Search the material below for the word "Output". Copy every line that has it.

═══ SUPPLIED ENTRIES ═══

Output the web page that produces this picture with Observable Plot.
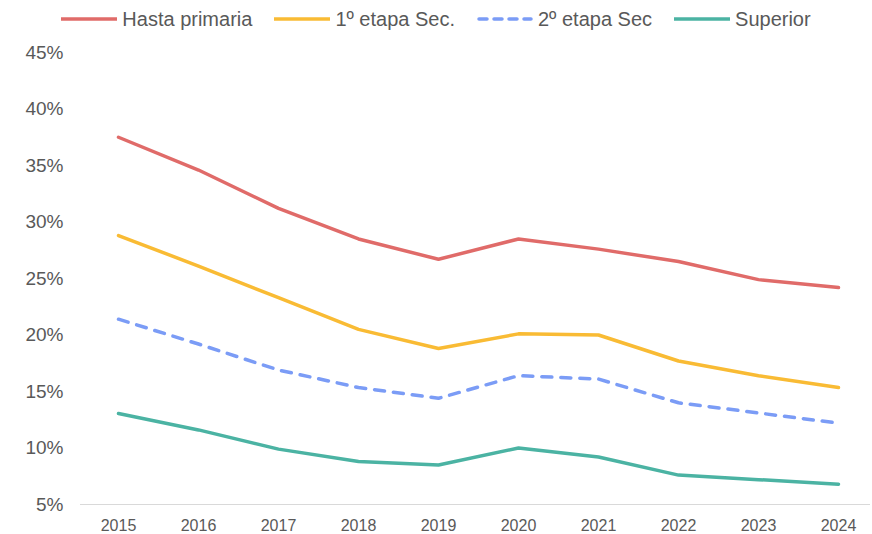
<!DOCTYPE html>
<html><head><meta charset="utf-8">
<script src="https://cdn.jsdelivr.net/npm/d3@7"></script>
<script src="https://cdn.jsdelivr.net/npm/@observablehq/plot@0.6"></script>
<style>
html,body{margin:0;padding:0;background:#fff;}
body{font-family:"Liberation Sans",Arial,sans-serif;width:872px;}
#legend{display:flex;justify-content:center;align-items:center;height:36px;gap:22px;color:#595959;font-size:20px;padding-top:2px;box-sizing:border-box;}
.item{display:flex;align-items:center;gap:5px;}
.item svg{display:block;}
</style></head><body>
<div id="legend"></div>
<div id="chart"></div>
<script>
const years = [2015, 2016, 2017, 2018, 2019, 2020, 2021, 2022, 2023, 2024];
const hastaPrimaria = [37.5, 34.6, 31.2, 28.5, 26.7, 28.5, 27.6, 26.5, 24.9, 24.2];
const primeraEtapaSec = [28.8, 26.1, 23.3, 20.5, 18.8, 20.1, 20.0, 17.7, 16.4, 15.35];
const segundaEtapaSec = [21.4, 19.2, 16.9, 15.35, 14.4, 16.4, 16.1, 14.0, 13.1, 12.2];
const superior = [13.05, 11.6, 9.9, 8.8, 8.5, 10.0, 9.2, 7.6, 7.2, 6.8];
const seriesNames = ["Hasta primaria", "1º etapa Sec.", "2º etapa Sec", "Superior"];
const seriesValues = [hastaPrimaria, primeraEtapaSec, segundaEtapaSec, superior];
const seriesColors = ["#E06B69", "#F9BB34", "#7B9CF6", "#4BB3A3"];
const seriesDash = [null, null, "10,9", null];
const yTicks = [5, 10, 15, 20, 25, 30, 35, 40, 45];

// legend
const legend = document.getElementById("legend");
seriesNames.forEach((name, i) => {
  const item = document.createElement("div");
  item.className = "item";
  const dash = seriesDash[i] ? `stroke-dasharray="8,7"` : "";
  item.innerHTML = `<svg width="56" height="10"><line x1="${seriesDash[i] ? 2 : 0}" y1="5" x2="${seriesDash[i] ? 54 : 56}" y2="5" stroke="${seriesColors[i]}" stroke-width="3.5" stroke-linecap="round" ${dash}/></svg><span>${name}</span>`;
  legend.appendChild(item);
});

const data = [];
seriesNames.forEach((name, i) => {
  years.forEach((y, j) => data.push({series: name, year: y, value: seriesValues[i][j]}));
});

const lineMarks = seriesNames.map((name, i) => Plot.line(data.filter(d => d.series === name), {
  x: "year", y: "value",
  stroke: seriesColors[i],
  strokeWidth: 3.5,
  strokeDasharray: seriesDash[i] || undefined,
  strokeLinecap: "round",
  strokeLinejoin: "round"
}));

const chart = Plot.plot({
  width: 872,
  height: 498,
  marginTop: 16,
  marginBottom: 30,
  marginLeft: 80,
  marginRight: 2,
  style: {fontFamily: '"Liberation Sans", Arial, sans-serif', color: "#595959", background: "#fff"},
  x: {type: "point", domain: years, range: [117.5, 837.5], padding: 0},
  y: {domain: [5, 45]},
  marks: [
    Plot.ruleY([5], {stroke: "#D9D9D9", strokeWidth: 1.2}),
    Plot.axisY({ticks: yTicks, tickSize: 0, tickPadding: 17, fontSize: 19, tickFormat: d => d + "%", label: null}),
    Plot.axisX({tickSize: 0, tickPadding: 15, fontSize: 16, tickFormat: d => String(d), label: null}),
    ...lineMarks
  ]
});
document.getElementById("chart").appendChild(chart);
</script>
</body></html>
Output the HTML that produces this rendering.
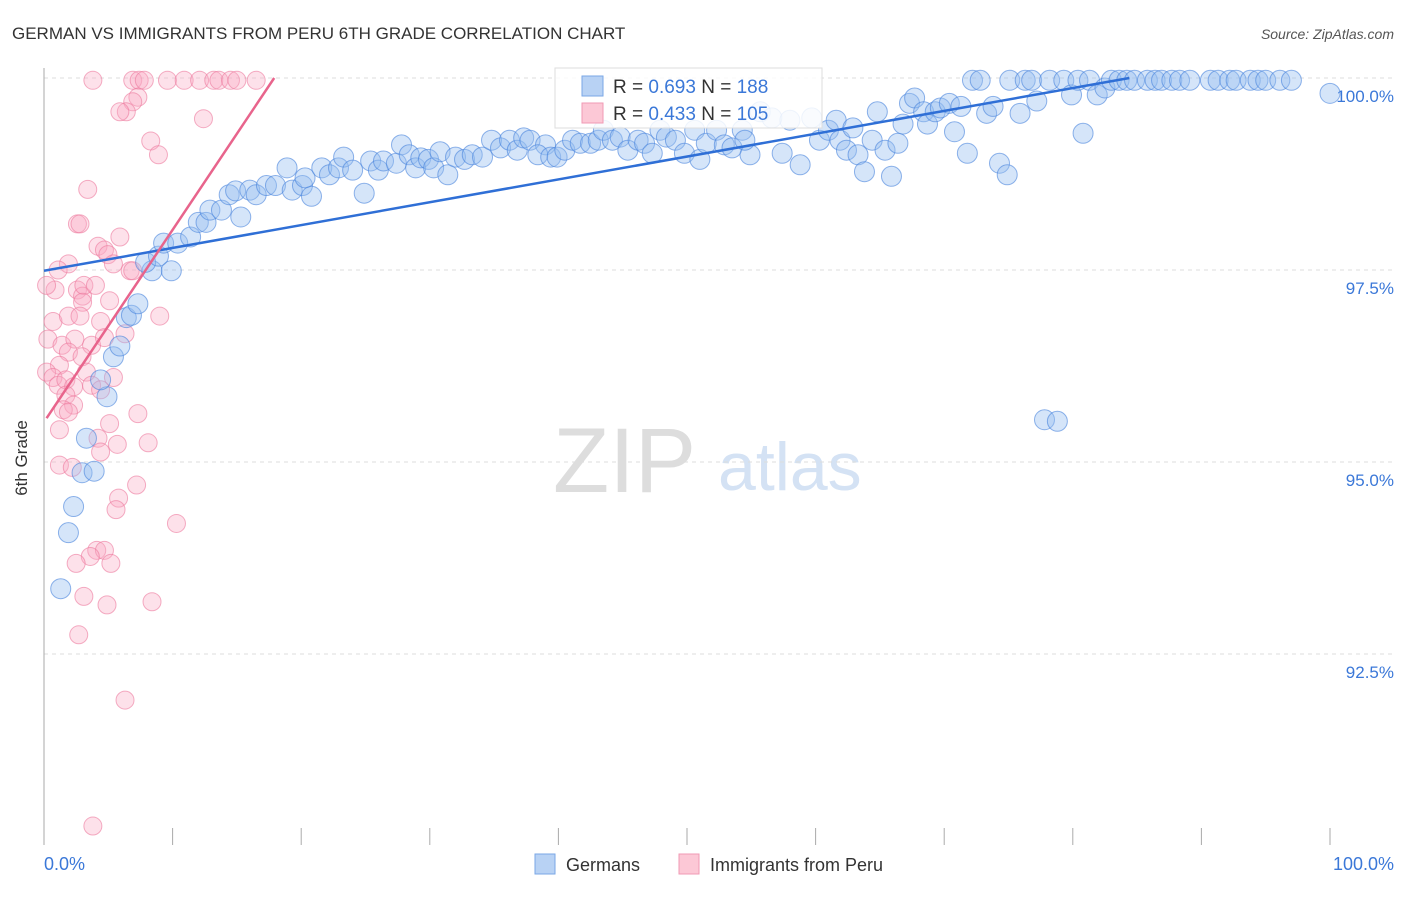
<!DOCTYPE html>
<html><head><meta charset="utf-8"><style>
body{margin:0;background:#fff;font-family:"Liberation Sans",sans-serif;}
svg text{font-family:"Liberation Sans",sans-serif;}
</style></head><body>
<svg id="chart" width="1406" height="892" viewBox="0 0 1406 892" xmlns="http://www.w3.org/2000/svg">
<text x="12" y="39" font-size="17" fill="#333">GERMAN VS IMMIGRANTS FROM PERU 6TH GRADE CORRELATION CHART</text>
<text x="1394" y="39" font-size="14" fill="#555" font-style="italic" text-anchor="end">Source: ZipAtlas.com</text>
<g>
<text x="553" y="492" font-size="92" fill="#ddd" font-family="Liberation Serif, serif">ZIP</text>
<text x="718" y="490" font-size="68" fill="#d4e2f4">atlas</text>
</g>
<g id="grid"></g>
<g id="axes"></g>
<g id="pts"></g>
<g id="trend"></g>
<g>
<rect x="555" y="68" width="267" height="60" fill="#fff" fill-opacity="0.85" stroke="#ddd"/>
<rect x="582" y="76" width="21" height="20" fill="#b8d2f4" stroke="#7aa7e6"/>
<rect x="582" y="103" width="21" height="20" fill="#fcc8d6" stroke="#f09ab4"/>
<text x="613" y="93" font-size="19" fill="#333">R = <tspan fill="#3b78d8">0.693</tspan>   N = <tspan fill="#3b78d8">188</tspan></text>
<text x="613" y="120" font-size="19" fill="#333">R = <tspan fill="#3b78d8">0.433</tspan>   N = <tspan fill="#3b78d8">105</tspan></text>
</g>
<g>
<rect x="535" y="854" width="20" height="20" fill="#b8d2f4" stroke="#7aa7e6"/>
<text x="566" y="871" font-size="18" fill="#333">Germans</text>
<rect x="679" y="854" width="20" height="20" fill="#fcc8d6" stroke="#f09ab4"/>
<text x="710" y="871" font-size="18" fill="#333">Immigrants from Peru</text>
</g>
<text x="27" y="458" font-size="17" fill="#333" transform="rotate(-90 27 458)" text-anchor="middle">6th Grade</text>
</svg>
<script>
const yTicks=[100,97.5,95,92.5];
const yTickLabels=["100.0%","97.5%","95.0%","92.5%"];
const xTickLabels=["0.0%","100.0%"];
const germans=[[1.3,93.35],[1.9,94.08],[2.3,94.42],[2.96,94.86],[3.9,94.88],[3.3,95.31],[4.9,95.85],[4.4,96.07],[5.4,96.37],[5.9,96.51],[6.4,96.88],[6.8,96.91],[7.3,97.06],[8.4,97.49],[9.9,97.49],[7.9,97.6],[8.9,97.68],[9.3,97.85],[10.4,97.85],[11.4,97.93],[12.0,98.12],[12.6,98.12],[12.9,98.28],[13.8,98.28],[15.3,98.19],[14.4,98.48],[14.9,98.53],[16.0,98.54],[16.5,98.48],[17.3,98.6],[18.0,98.6],[18.9,98.83],[19.3,98.54],[20.1,98.6],[20.8,98.46],[20.3,98.7],[21.6,98.83],[22.2,98.74],[22.9,98.83],[23.3,98.97],[24.0,98.8],[24.9,98.5],[25.4,98.92],[26.0,98.8],[26.4,98.92],[27.4,98.89],[27.8,99.13],[28.4,99.0],[28.9,98.83],[29.3,98.96],[29.9,98.94],[30.3,98.83],[30.8,99.04],[31.4,98.74],[32.0,98.97],[32.7,98.94],[33.3,99.0],[34.1,98.97],[34.8,99.19],[35.5,99.09],[36.2,99.19],[36.8,99.06],[37.3,99.22],[37.8,99.19],[39.0,99.13],[38.4,99.0],[39.4,98.97],[39.9,98.97],[40.5,99.06],[41.1,99.19],[41.7,99.15],[42.5,99.15],[43.1,99.19],[43.5,99.32],[44.2,99.19],[44.8,99.23],[45.4,99.06],[46.2,99.19],[46.7,99.15],[47.3,99.02],[47.9,99.32],[48.4,99.23],[49.1,99.19],[49.8,99.02],[50.6,99.32],[51.0,98.94],[51.5,99.15],[52.3,99.32],[52.9,99.13],[53.5,99.09],[54.3,99.32],[54.9,99.0],[54.5,99.19],[55.7,99.56],[56.6,99.48],[57.4,99.02],[58.0,99.45],[58.8,98.87],[59.7,99.48],[60.3,99.19],[61.0,99.32],[61.6,99.45],[61.9,99.19],[62.4,99.06],[62.9,99.35],[63.3,99.0],[63.8,98.78],[64.4,99.19],[64.8,99.56],[65.4,99.06],[65.9,98.72],[66.4,99.15],[66.8,99.4],[67.3,99.67],[67.7,99.74],[68.4,99.56],[68.7,99.4],[69.3,99.56],[69.7,99.61],[70.4,99.67],[70.8,99.3],[71.3,99.63],[71.8,99.02],[72.2,99.97],[72.8,99.97],[73.3,99.54],[73.8,99.63],[74.3,98.89],[74.9,98.74],[75.1,99.97],[75.9,99.54],[76.3,99.97],[76.8,99.97],[77.2,99.7],[77.8,95.55],[78.2,99.97],[78.8,95.53],[79.3,99.97],[79.9,99.78],[80.4,99.97],[80.8,99.28],[81.3,99.97],[81.9,99.78],[82.5,99.87],[83.0,99.97],[83.6,99.97],[84.2,99.97],[84.8,99.97],[85.8,99.97],[86.4,99.97],[86.9,99.97],[87.7,99.97],[88.3,99.97],[89.1,99.97],[90.7,99.97],[91.3,99.97],[92.2,99.97],[92.7,99.97],[93.8,99.97],[94.4,99.97],[95.0,99.97],[96.1,99.97],[97.0,99.97],[100,99.8]];
const peru=[[3.8,99.97],[6.9,99.97],[7.4,99.97],[7.8,99.97],[9.6,99.97],[10.9,99.97],[12.1,99.97],[13.2,99.97],[13.6,99.97],[14.5,99.97],[15.0,99.97],[16.5,99.97],[7.3,99.75],[6.9,99.69],[6.4,99.56],[5.9,99.56],[12.4,99.47],[8.3,99.18],[8.9,99.0],[3.4,98.55],[2.6,98.1],[2.8,98.1],[5.9,97.93],[4.2,97.81],[4.7,97.76],[4.97,97.7],[5.4,97.58],[6.7,97.49],[6.9,97.49],[1.9,97.58],[1.1,97.5],[0.86,97.24],[0.2,97.3],[2.6,97.24],[3.0,97.16],[3.1,97.3],[4.0,97.3],[3.0,97.08],[5.1,97.1],[9.0,96.9],[0.7,96.83],[1.9,96.9],[2.8,96.9],[4.4,96.83],[6.3,96.67],[0.3,96.6],[1.4,96.52],[2.4,96.6],[3.7,96.52],[4.7,96.62],[1.9,96.43],[2.96,96.37],[1.2,96.26],[3.3,96.17],[0.2,96.17],[0.7,96.1],[1.1,96.0],[1.7,96.07],[2.3,95.98],[3.7,96.0],[5.4,96.1],[1.7,95.87],[2.3,95.74],[1.5,95.68],[1.9,95.65],[4.4,95.94],[1.2,95.42],[7.3,95.63],[5.1,95.5],[4.2,95.31],[5.7,95.23],[8.1,95.25],[4.4,95.13],[1.2,94.96],[2.2,94.93],[7.2,94.7],[5.8,94.53],[5.6,94.38],[10.3,94.2],[4.1,93.85],[4.7,93.85],[3.6,93.77],[2.5,93.68],[5.2,93.68],[3.1,93.25],[4.9,93.14],[8.4,93.18],[2.7,92.75],[6.3,91.9],[3.8,90.26]];
const germansTrend=[[0,97.49],[84.4,100]];
const peruTrend=[[0.2,95.57],[17.9,100]];

const NS="http://www.w3.org/2000/svg";
const X=v=>44+v*12.86;
const Y=v=>78+(100-v)*76.8;
function mk(tag,attrs,parent){const e=document.createElementNS(NS,tag);for(const k in attrs)e.setAttribute(k,attrs[k]);parent.appendChild(e);return e;}
const grid=document.getElementById('grid'),axes=document.getElementById('axes'),pts=document.getElementById('pts'),tr=document.getElementById('trend');
yTicks.forEach((t,i)=>{
  const l=mk('line',{x1:44,x2:1394,y1:Y(t),y2:Y(t),stroke:'#ddd','stroke-dasharray':'4 4'},grid);
  
  
  const tx=mk('text',{x:1394,y:Y(t)+24,'font-size':17,fill:'#3b78d8','text-anchor':'end'},axes);
  tx.textContent=yTickLabels[i];
  
  
});
const ax=mk('line',{x1:44,x2:44,y1:68,y2:845,stroke:'#aaa'},axes);


for(let i=0;i<=10;i++){
  const t=mk('line',{x1:X(i*10),x2:X(i*10),y1:828,y2:845,stroke:'#aaa'},axes);
  
  
}
const x0=mk('text',{x:44,y:870,'font-size':18,fill:'#3b78d8'},axes);x0.textContent=xTickLabels[0];


const x1=mk('text',{x:1394,y:870,'font-size':18,fill:'#3b78d8','text-anchor':'end'},axes);x1.textContent=xTickLabels[1];


peru.forEach(p=>{
  const c=mk('circle',{cx:X(p[0]),cy:Y(p[1]),r:9,fill:'rgba(248,170,196,0.35)',stroke:'rgba(236,120,156,0.6)','stroke-width':1},pts);
  
  
});
germans.forEach(p=>{
  const c=mk('circle',{cx:X(p[0]),cy:Y(p[1]),r:10,fill:'rgba(150,190,240,0.4)',stroke:'rgba(70,130,220,0.6)','stroke-width':1},pts);
  
  
});
const gt=mk('line',{x1:X(germansTrend[0][0]),y1:Y(germansTrend[0][1]),x2:X(germansTrend[1][0]),y2:Y(germansTrend[1][1]),stroke:'#2f6fd6','stroke-width':2.5},tr);


const pt=mk('line',{x1:X(peruTrend[0][0]),y1:Y(peruTrend[0][1]),x2:X(peruTrend[1][0]),y2:Y(peruTrend[1][1]),stroke:'#e8648c','stroke-width':2.5},tr);


</script>
</body></html>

═══

*RESPONSE TO THIS TASK:*
Output the web page that produces this picture with Observable Plot.
Output the HTML that produces this rendering.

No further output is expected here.